By the semanticists’ own testimony we are face to face with an extraordinary phenomenon — even though it be “wrong.” But if, instead of deploring this act of naming as a calamity, we try to see it for what it is, what can we discover?
When I name an unknown thing or hear the name from you, a remarkable thing happens. In some sense or other, the thing is said to “be” its name or symbol. The semanticists are right: this round thing is certainly not the word ball. Yet unless it becomes, in some sense or other, the word ball in our consciousness, we will never know the ball! Cassirer’s thesis was that everything we know we know through symbolic media, whether words, pictures, formulae, or theories. As Mrs. Langer put it, symbols are the vehicles of meaning.

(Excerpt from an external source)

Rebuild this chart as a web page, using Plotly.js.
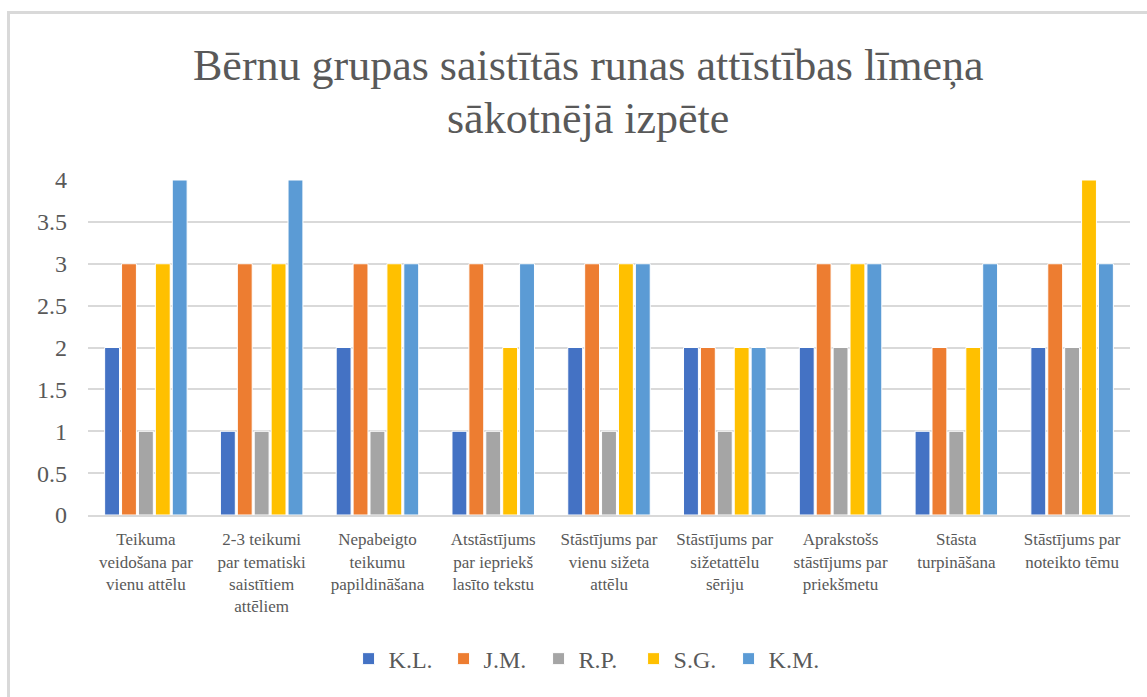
<!DOCTYPE html>
<html>
<head>
<meta charset="utf-8">
<script src="https://cdn.plot.ly/plotly-3.0.1.min.js"></script>
<style>
  html, body { margin: 0; padding: 0; background: #fff; }
  #wrap { position: relative; width: 1147px; height: 697px; }
  #chart { width: 1147px; height: 697px; }
  #frame { position: absolute; left: 7px; top: 11px; width: 1160px; height: 720px;
           border-left: 3px solid #d9d9d9; border-top: 3px solid #d9d9d9; pointer-events: none; }
</style>
</head>
<body>
<div id="wrap">
  <div id="chart"></div>
  <div id="frame"></div>
</div>
<script>
const titleLines = ["Bērnu grupas saistītās runas attīstības līmeņa", "sākotnējā izpēte"];
const categories = [
  "Teikuma<br>veidošana par<br>vienu attēlu",
  "2-3 teikumi<br>par tematiski<br>saistītiem<br>attēliem",
  "Nepabeigto<br>teikumu<br>papildināšana",
  "Atstāstījums<br>par iepriekš<br>lasīto tekstu",
  "Stāstījums par<br>vienu sižeta<br>attēlu",
  "Stāstījums par<br>sižetattēlu<br>sēriju",
  "Aprakstošs<br>stāstījums par<br>priekšmetu",
  "Stāsta<br>turpināšana",
  "Stāstījums par<br>noteikto tēmu"
];
const seriesNames = ["K.L.", "J.M.", "R.P.", "S.G.", "K.M."];
const KL = [2, 1, 2, 1, 2, 2, 2, 1, 2];
const JM = [3, 3, 3, 3, 3, 2, 3, 2, 3];
const RP = [1, 1, 1, 1, 1, 1, 2, 1, 2];
const SG = [3, 3, 3, 2, 3, 2, 3, 2, 4];
const KM = [4, 4, 3, 3, 3, 2, 3, 3, 3];
const seriesValues = [KL, JM, RP, SG, KM];
const colors = ["#4472C4", "#ED7D31", "#A5A5A5", "#FFC000", "#5B9BD5"];
const yTicks = [0, 0.5, 1, 1.5, 2, 2.5, 3, 3.5, 4];

const serif = "Liberation Serif";

const traces = seriesNames.map((name, i) => ({
  type: "bar",
  name: name,
  x: categories,
  y: seriesValues[i],
  marker: { color: colors[i], line: { color: "#ffffff", width: 1 } },
  hoverinfo: "none"
}));

const titleY = [1.343, 1.185];

const layout = {
  width: 1147,
  height: 697,
  font: { family: serif, color: "#595959" },
  margin: { l: 88, r: 17, t: 180, b: 182 },
  paper_bgcolor: "rgba(0,0,0,0)",
  plot_bgcolor: "#ffffff",
  barmode: "group",
  bargap: 0.27,
  bargroupgap: 0.12,
  annotations: titleLines.map((t, i) => ({
    text: t,
    xref: "paper", yref: "paper",
    x: 0.48, y: titleY[i],
    xanchor: "center", yanchor: "middle",
    showarrow: false,
    font: { family: serif, size: 44, color: "#595959" }
  })),
  xaxis: {
    type: "category",
    showgrid: false,
    showline: true,
    linecolor: "#d9d9d9",
    linewidth: 2,
    ticks: "",
    tickangle: 0,
    ticklabelstandoff: 8,
    tickfont: { family: serif, size: 17, color: "#595959" },
    automargin: false
  },
  yaxis: {
    range: [0, 4],
    tickvals: yTicks,
    ticktext: yTicks.map(v => String(v)),
    showgrid: true,
    gridcolor: "#d9d9d9",
    gridwidth: 2,
    zeroline: false,
    showline: false,
    ticks: "",
    ticklen: 0,
    ticklabelstandoff: 20,
    tickfont: { family: serif, size: 24, color: "#595959" },
    automargin: false
  },
  showlegend: true,
  legend: {
    orientation: "h",
    x: 0.478, xanchor: "center",
    y: -0.43, yanchor: "middle",
    font: { family: serif, size: 24, color: "#595959" },
    itemwidth: 30,
    entrywidth: 50,
    entrywidthmode: "pixels",
    traceorder: "normal"
  }
};

Plotly.newPlot("chart", traces, layout, { displayModeBar: false, staticPlot: true });
</script>
</body>
</html>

The transformation of word into thing in our consciousness can be seen in the phenomenon of false onomatopoeia. The words limber, flat, furry, fuzzy, round, yellow, sharp sound like the things they signify, not because the actual sounds resemble the thing or quality, but because the sound has been transformed in our consciousness to “become” the thing signified. If you don’t believe this, try repeating one of these words several dozen times: All at once it will lose its magic guise as symbol and become the poor drab vocable it really is.
This modern notion of the symbolic character of our awareness turns out to have a very old history, however. The Scholastics, who incidentally had a far more adequate theory of symbolic meaning in some respects than modern semioticists, used to say that man does not have a direct knowledge of essences as do the angels but only an indirect knowledge, a knowledge mediated by symbols. John of St. Thomas observed that symbols come to contain within themselves the thing symbolized in alio esse, in another mode of existence.